▶ Records with drawing code:

* * *

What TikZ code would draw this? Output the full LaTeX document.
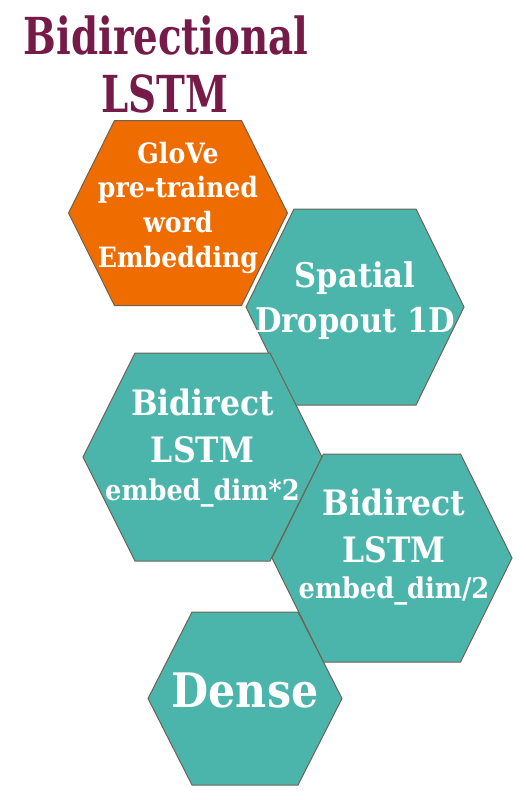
\documentclass[tikz,border=0pt]{standalone}
\usepackage{fontspec}
\setmainfont{DejaVu Serif}
\newfontfamily\slab[FakeStretch=0.9]{DejaVu Serif}
\newfontfamily\slabnarrow[FakeStretch=0.76]{DejaVu Serif}
\definecolor{titleplum}{HTML}{761B47}
\definecolor{gloveorange}{HTML}{EE6C00}
\definecolor{layerteal}{HTML}{4BB5AC}
\definecolor{hexline}{HTML}{6E6353}
% hexagon with flat top: fill, centre x, centre y, half width, half top edge, half height
\newcommand\hexcell[6]{%
  \filldraw[hexcell,fill=#1] ({#2-#5},{#3-#6}) -- ({#2+#5},{#3-#6}) -- ({#2+#4},#3)
    -- ({#2+#5},{#3+#6}) -- ({#2-#5},{#3+#6}) -- ({#2-#4},#3) -- cycle;}
\begin{document}
\begin{tikzpicture}[x=1pt,y=-1pt,
  hexcell/.style={draw=hexline,line width=1pt,line join=miter},
  heading/.style={text=titleplum,font=\slabnarrow\bfseries\fontsize{51}{51}\selectfont,anchor=base,inner sep=0pt},
  cellline/.style={text=white,anchor=base,inner sep=0pt},
  fs/.style={font=\slab\bfseries\fontsize{#1}{#1}\selectfont}]
\useasboundingbox (0,0) rectangle (526,800);
\fill[white] (0,0) rectangle (526,800);

% title
\node[heading] (title1) at (166,55) {Bidirectional};
\node[heading] (title2) at (165,112) {LSTM};

% layer cells
\hexcell{gloveorange}{178}{213}{109.5}{63.5}{92.5}
\hexcell{layerteal}{355}{307}{109}{61}{98}
\hexcell{layerteal}{202.5}{457}{119.5}{67.5}{104}
\hexcell{layerteal}{392}{558}{120}{68.5}{104}
\hexcell{layerteal}{245}{698.5}{97}{53}{86.5}

% GloVe embedding
\node[cellline,fs=28] (glove1) at (178,163) {GloVe};
\node[cellline,fs=28] (glove2) at (178,197) {pre-trained};
\node[cellline,fs=28] (glove3) at (178,232) {word};
\node[cellline,fs=28] (glove4) at (178,267) {Embedding};

% spatial dropout
\node[cellline,fs=34] (drop1) at (355,287) {Spatial};
\node[cellline,fs=34] (drop2) at (355,332) {Dropout 1D};

% first bidirectional LSTM
\node[cellline,fs=35] (bia1) at (202.5,415) {Bidirect};
\node[cellline,fs=35] (bia2) at (202.5,462) {LSTM};
\node[cellline,fs=28.5] (bia3) at (202.5,500) {embed\_dim*2};

% second bidirectional LSTM
\node[cellline,fs=35] (bib1) at (394,515) {Bidirect};
\node[cellline,fs=35] (bib2) at (394,562) {LSTM};
\node[cellline,fs=28.5] (bib3) at (394,598) {embed\_dim/2};

% dense
\node[cellline,fs=47.5] (dense) at (245,707) {Dense};
\end{tikzpicture}
\end{document}
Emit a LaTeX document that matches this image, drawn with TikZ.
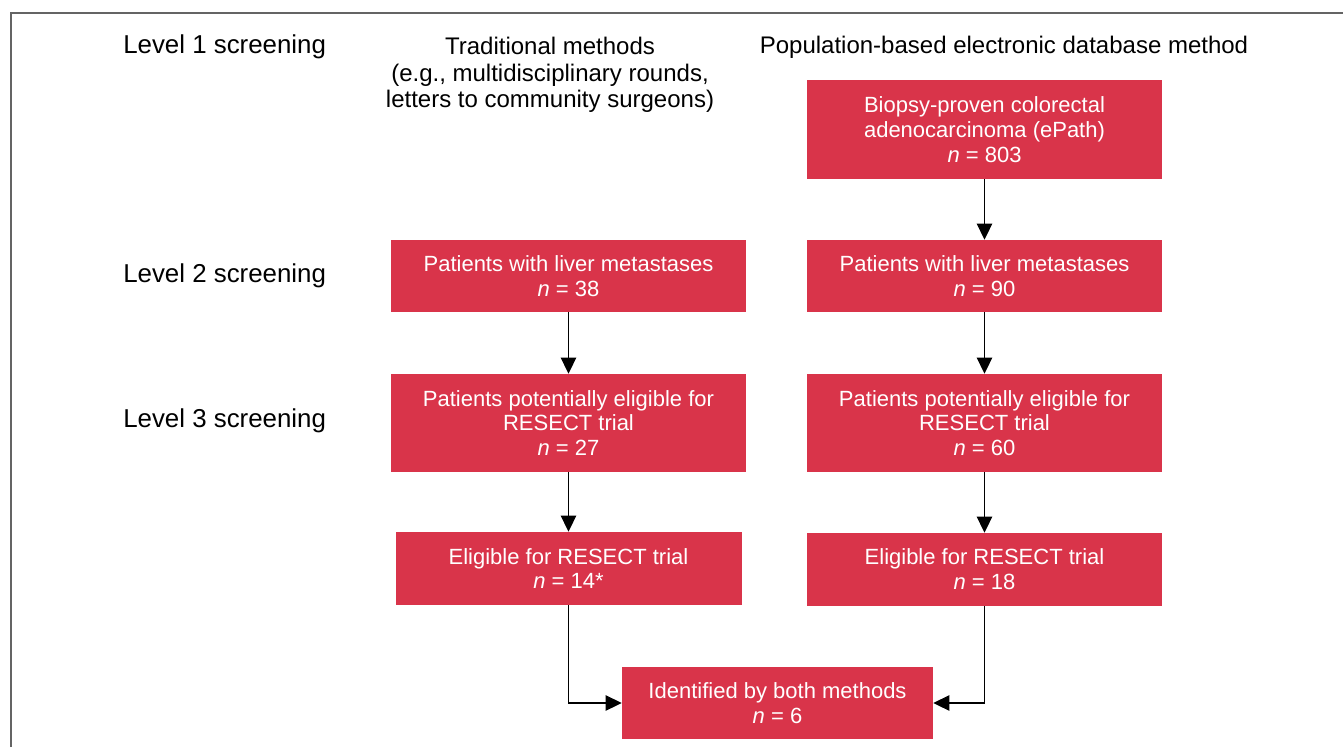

* * *

▶ WHAT YOU HAVE TO DO: Omit the pictures and reproduce the listing exactly.

▶ THE REPLY:
What TikZ code would draw this? Output the full LaTeX document.
\documentclass[tikz,border=0pt]{standalone}
\usepackage{fontspec}
\setmainfont{DejaVu Serif}
\newfontfamily\slab[FakeStretch=0.9]{DejaVu Serif}
\newfontfamily\slabnarrow[FakeStretch=0.76]{DejaVu Serif}
\definecolor{titleplum}{HTML}{761B47}
\definecolor{gloveorange}{HTML}{EE6C00}
\definecolor{layerteal}{HTML}{4BB5AC}
\definecolor{hexline}{HTML}{6E6353}
% hexagon with flat top: fill, centre x, centre y, half width, half top edge, half height
\newcommand\hexcell[6]{%
  \filldraw[hexcell,fill=#1] ({#2-#5},{#3-#6}) -- ({#2+#5},{#3-#6}) -- ({#2+#4},#3)
    -- ({#2+#5},{#3+#6}) -- ({#2-#5},{#3+#6}) -- ({#2-#4},#3) -- cycle;}
\begin{document}
\begin{tikzpicture}[x=1pt,y=-1pt,
  hexcell/.style={draw=hexline,line width=1pt,line join=miter},
  heading/.style={text=titleplum,font=\slabnarrow\bfseries\fontsize{51}{51}\selectfont,anchor=base,inner sep=0pt},
  cellline/.style={text=white,anchor=base,inner sep=0pt},
  fs/.style={font=\slab\bfseries\fontsize{#1}{#1}\selectfont}]
\useasboundingbox (0,0) rectangle (526,800);
\fill[white] (0,0) rectangle (526,800);

% title
\node[heading] (title1) at (166,55) {Bidirectional};
\node[heading] (title2) at (165,112) {LSTM};

% layer cells
\hexcell{gloveorange}{178}{213}{109.5}{63.5}{92.5}
\hexcell{layerteal}{355}{307}{109}{61}{98}
\hexcell{layerteal}{202.5}{457}{119.5}{67.5}{104}
\hexcell{layerteal}{392}{558}{120}{68.5}{104}
\hexcell{layerteal}{245}{698.5}{97}{53}{86.5}

% GloVe embedding
\node[cellline,fs=28] (glove1) at (178,163) {GloVe};
\node[cellline,fs=28] (glove2) at (178,197) {pre-trained};
\node[cellline,fs=28] (glove3) at (178,232) {word};
\node[cellline,fs=28] (glove4) at (178,267) {Embedding};

% spatial dropout
\node[cellline,fs=34] (drop1) at (355,287) {Spatial};
\node[cellline,fs=34] (drop2) at (355,332) {Dropout 1D};

% first bidirectional LSTM
\node[cellline,fs=35] (bia1) at (202.5,415) {Bidirect};
\node[cellline,fs=35] (bia2) at (202.5,462) {LSTM};
\node[cellline,fs=28.5] (bia3) at (202.5,500) {embed\_dim*2};

% second bidirectional LSTM
\node[cellline,fs=35] (bib1) at (394,515) {Bidirect};
\node[cellline,fs=35] (bib2) at (394,562) {LSTM};
\node[cellline,fs=28.5] (bib3) at (394,598) {embed\_dim/2};

% dense
\node[cellline,fs=47.5] (dense) at (245,707) {Dense};
\end{tikzpicture}
\end{document}
Emit a LaTeX document that matches this image, drawn with TikZ.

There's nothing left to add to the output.